- [WHAT TO PRODUCE]:
Starting with the first line of the listing, quote each line exactly until and including the one with "0.60, 0.62, 0.64, 0.67, 0.66]", leaving pictures out.

- [Entries with chart source code]:
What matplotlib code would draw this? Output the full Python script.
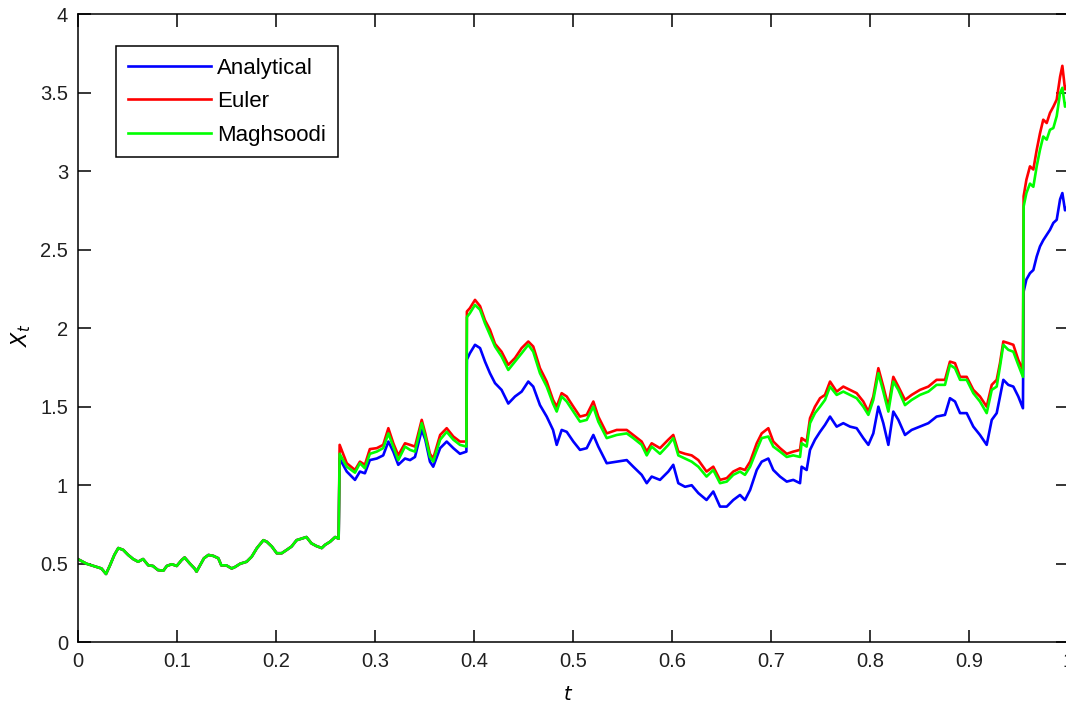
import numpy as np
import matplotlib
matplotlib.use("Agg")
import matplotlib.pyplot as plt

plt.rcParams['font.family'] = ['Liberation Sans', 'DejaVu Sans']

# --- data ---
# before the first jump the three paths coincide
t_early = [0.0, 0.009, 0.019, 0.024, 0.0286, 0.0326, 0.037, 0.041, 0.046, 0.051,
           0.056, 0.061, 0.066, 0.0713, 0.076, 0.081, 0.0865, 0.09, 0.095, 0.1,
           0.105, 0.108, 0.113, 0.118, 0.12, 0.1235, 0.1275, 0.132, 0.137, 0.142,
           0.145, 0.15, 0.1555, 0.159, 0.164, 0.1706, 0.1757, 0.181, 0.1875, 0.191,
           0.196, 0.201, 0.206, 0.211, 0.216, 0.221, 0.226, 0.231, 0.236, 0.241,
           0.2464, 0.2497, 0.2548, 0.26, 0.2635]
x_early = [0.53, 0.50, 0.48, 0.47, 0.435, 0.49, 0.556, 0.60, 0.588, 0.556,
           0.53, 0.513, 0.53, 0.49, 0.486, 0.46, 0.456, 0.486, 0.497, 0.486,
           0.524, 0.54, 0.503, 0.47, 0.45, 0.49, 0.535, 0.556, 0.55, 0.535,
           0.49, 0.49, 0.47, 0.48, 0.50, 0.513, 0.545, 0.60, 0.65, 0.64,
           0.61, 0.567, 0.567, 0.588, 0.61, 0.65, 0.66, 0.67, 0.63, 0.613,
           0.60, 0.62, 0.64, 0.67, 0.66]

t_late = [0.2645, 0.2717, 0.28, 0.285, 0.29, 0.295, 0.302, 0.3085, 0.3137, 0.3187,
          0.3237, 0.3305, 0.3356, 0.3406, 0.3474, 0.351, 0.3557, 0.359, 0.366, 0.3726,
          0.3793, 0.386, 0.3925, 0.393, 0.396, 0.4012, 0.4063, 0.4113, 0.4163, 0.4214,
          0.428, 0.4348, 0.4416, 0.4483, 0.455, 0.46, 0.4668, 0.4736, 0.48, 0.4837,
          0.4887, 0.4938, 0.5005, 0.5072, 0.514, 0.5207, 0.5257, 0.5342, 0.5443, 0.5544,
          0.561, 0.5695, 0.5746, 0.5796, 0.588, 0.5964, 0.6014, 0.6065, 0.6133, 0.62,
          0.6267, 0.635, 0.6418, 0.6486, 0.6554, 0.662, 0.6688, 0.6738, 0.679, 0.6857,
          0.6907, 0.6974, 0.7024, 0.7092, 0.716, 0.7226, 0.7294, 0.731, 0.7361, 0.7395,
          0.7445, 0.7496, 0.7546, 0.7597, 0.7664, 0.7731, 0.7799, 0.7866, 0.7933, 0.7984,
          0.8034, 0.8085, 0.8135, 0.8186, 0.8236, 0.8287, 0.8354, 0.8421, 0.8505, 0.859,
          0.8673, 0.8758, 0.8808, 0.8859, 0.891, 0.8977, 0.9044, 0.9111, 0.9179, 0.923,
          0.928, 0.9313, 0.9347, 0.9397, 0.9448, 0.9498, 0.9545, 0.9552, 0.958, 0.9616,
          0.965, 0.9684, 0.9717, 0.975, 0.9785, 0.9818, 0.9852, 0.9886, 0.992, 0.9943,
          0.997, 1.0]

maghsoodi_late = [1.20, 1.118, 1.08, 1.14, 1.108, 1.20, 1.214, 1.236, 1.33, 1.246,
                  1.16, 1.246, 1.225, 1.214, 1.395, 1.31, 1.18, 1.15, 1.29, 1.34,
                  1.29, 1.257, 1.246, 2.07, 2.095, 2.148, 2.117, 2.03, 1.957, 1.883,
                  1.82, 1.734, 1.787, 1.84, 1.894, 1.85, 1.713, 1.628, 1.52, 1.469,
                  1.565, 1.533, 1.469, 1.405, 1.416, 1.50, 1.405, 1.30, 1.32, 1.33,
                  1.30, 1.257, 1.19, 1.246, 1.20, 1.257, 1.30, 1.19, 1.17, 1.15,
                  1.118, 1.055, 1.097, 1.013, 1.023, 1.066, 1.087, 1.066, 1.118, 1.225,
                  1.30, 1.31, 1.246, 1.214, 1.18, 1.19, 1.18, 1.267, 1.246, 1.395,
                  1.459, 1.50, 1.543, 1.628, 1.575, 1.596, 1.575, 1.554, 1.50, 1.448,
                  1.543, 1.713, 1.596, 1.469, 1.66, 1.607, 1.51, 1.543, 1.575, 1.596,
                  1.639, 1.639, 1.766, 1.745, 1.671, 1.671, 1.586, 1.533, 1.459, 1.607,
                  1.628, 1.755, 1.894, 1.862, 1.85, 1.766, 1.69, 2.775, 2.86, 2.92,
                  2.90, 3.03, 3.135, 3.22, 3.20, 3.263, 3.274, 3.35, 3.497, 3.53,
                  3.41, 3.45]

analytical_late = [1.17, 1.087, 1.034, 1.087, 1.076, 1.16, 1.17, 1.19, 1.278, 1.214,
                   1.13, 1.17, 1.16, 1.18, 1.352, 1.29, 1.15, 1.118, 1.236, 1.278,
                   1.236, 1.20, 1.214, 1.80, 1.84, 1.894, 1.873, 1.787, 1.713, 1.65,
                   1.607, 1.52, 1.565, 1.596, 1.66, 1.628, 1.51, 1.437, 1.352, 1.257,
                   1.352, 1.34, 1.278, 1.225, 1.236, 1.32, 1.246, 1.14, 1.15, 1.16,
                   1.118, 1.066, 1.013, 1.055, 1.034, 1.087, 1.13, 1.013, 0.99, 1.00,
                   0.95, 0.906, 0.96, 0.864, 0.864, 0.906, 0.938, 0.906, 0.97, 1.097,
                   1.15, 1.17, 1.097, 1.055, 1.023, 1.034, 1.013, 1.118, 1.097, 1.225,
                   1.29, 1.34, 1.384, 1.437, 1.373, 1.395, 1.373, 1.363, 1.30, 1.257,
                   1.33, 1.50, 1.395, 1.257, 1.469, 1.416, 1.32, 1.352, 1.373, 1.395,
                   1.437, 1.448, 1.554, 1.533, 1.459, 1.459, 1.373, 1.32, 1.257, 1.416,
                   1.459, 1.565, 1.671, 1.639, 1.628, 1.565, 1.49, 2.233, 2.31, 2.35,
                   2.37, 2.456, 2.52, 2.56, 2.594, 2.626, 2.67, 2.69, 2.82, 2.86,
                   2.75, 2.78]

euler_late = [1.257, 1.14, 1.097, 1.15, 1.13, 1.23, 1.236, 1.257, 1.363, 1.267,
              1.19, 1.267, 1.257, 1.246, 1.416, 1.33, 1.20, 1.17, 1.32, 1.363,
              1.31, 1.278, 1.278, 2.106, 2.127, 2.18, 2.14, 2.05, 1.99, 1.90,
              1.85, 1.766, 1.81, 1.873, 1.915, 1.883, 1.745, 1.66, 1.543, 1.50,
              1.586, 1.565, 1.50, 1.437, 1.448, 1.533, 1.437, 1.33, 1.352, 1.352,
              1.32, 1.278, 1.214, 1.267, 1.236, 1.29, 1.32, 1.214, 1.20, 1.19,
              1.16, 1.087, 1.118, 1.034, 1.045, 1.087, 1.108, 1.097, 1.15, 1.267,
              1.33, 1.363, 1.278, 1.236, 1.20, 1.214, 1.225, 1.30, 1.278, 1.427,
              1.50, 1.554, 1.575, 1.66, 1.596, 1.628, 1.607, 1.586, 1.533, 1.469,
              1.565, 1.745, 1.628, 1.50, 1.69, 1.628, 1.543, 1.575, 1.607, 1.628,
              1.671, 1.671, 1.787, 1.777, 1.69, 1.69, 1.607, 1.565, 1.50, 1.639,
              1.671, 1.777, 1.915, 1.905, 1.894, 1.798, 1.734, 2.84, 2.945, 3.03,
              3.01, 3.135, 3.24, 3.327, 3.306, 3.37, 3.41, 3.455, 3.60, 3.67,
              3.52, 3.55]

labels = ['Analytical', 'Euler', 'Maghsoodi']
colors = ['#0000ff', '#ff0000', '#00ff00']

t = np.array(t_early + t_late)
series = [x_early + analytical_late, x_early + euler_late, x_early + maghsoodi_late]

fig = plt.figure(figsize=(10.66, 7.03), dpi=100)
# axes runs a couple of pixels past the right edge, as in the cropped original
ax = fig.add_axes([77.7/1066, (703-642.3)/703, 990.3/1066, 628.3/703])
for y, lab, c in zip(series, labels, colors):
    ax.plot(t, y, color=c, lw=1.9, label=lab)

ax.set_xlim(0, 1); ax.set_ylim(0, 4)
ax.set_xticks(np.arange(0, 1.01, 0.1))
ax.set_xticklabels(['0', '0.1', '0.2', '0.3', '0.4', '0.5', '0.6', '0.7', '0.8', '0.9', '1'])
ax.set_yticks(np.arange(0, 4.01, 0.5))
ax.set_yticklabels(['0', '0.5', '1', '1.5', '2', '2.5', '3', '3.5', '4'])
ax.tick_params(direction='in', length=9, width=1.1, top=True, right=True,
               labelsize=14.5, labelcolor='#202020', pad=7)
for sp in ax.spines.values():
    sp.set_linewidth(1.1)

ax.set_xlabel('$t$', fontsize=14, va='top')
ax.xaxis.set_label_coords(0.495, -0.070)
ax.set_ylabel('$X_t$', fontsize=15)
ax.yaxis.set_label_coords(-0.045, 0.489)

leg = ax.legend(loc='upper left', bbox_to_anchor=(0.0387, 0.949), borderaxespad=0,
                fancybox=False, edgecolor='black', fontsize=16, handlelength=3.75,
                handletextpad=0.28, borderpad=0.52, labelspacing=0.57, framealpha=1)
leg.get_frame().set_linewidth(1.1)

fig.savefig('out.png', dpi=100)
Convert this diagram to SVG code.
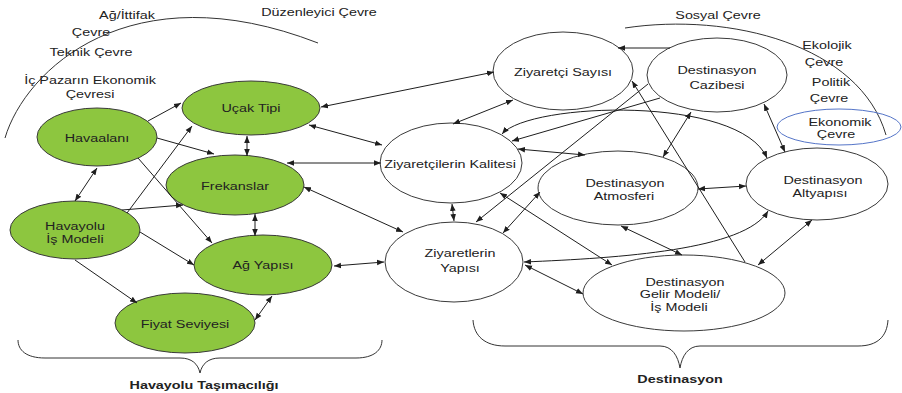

- [FINISHED EXERCISE]:
What matplotlib code would draw this? Output the full Python script.
import numpy as np
import matplotlib
matplotlib.use("Agg")
import matplotlib.pyplot as plt

plt.rcParams['font.family'] = ['Liberation Sans', 'DejaVu Sans']

# --- data ---
# before the first jump the three paths coincide
t_early = [0.0, 0.009, 0.019, 0.024, 0.0286, 0.0326, 0.037, 0.041, 0.046, 0.051,
           0.056, 0.061, 0.066, 0.0713, 0.076, 0.081, 0.0865, 0.09, 0.095, 0.1,
           0.105, 0.108, 0.113, 0.118, 0.12, 0.1235, 0.1275, 0.132, 0.137, 0.142,
           0.145, 0.15, 0.1555, 0.159, 0.164, 0.1706, 0.1757, 0.181, 0.1875, 0.191,
           0.196, 0.201, 0.206, 0.211, 0.216, 0.221, 0.226, 0.231, 0.236, 0.241,
           0.2464, 0.2497, 0.2548, 0.26, 0.2635]
x_early = [0.53, 0.50, 0.48, 0.47, 0.435, 0.49, 0.556, 0.60, 0.588, 0.556,
           0.53, 0.513, 0.53, 0.49, 0.486, 0.46, 0.456, 0.486, 0.497, 0.486,
           0.524, 0.54, 0.503, 0.47, 0.45, 0.49, 0.535, 0.556, 0.55, 0.535,
           0.49, 0.49, 0.47, 0.48, 0.50, 0.513, 0.545, 0.60, 0.65, 0.64,
           0.61, 0.567, 0.567, 0.588, 0.61, 0.65, 0.66, 0.67, 0.63, 0.613,
           0.60, 0.62, 0.64, 0.67, 0.66]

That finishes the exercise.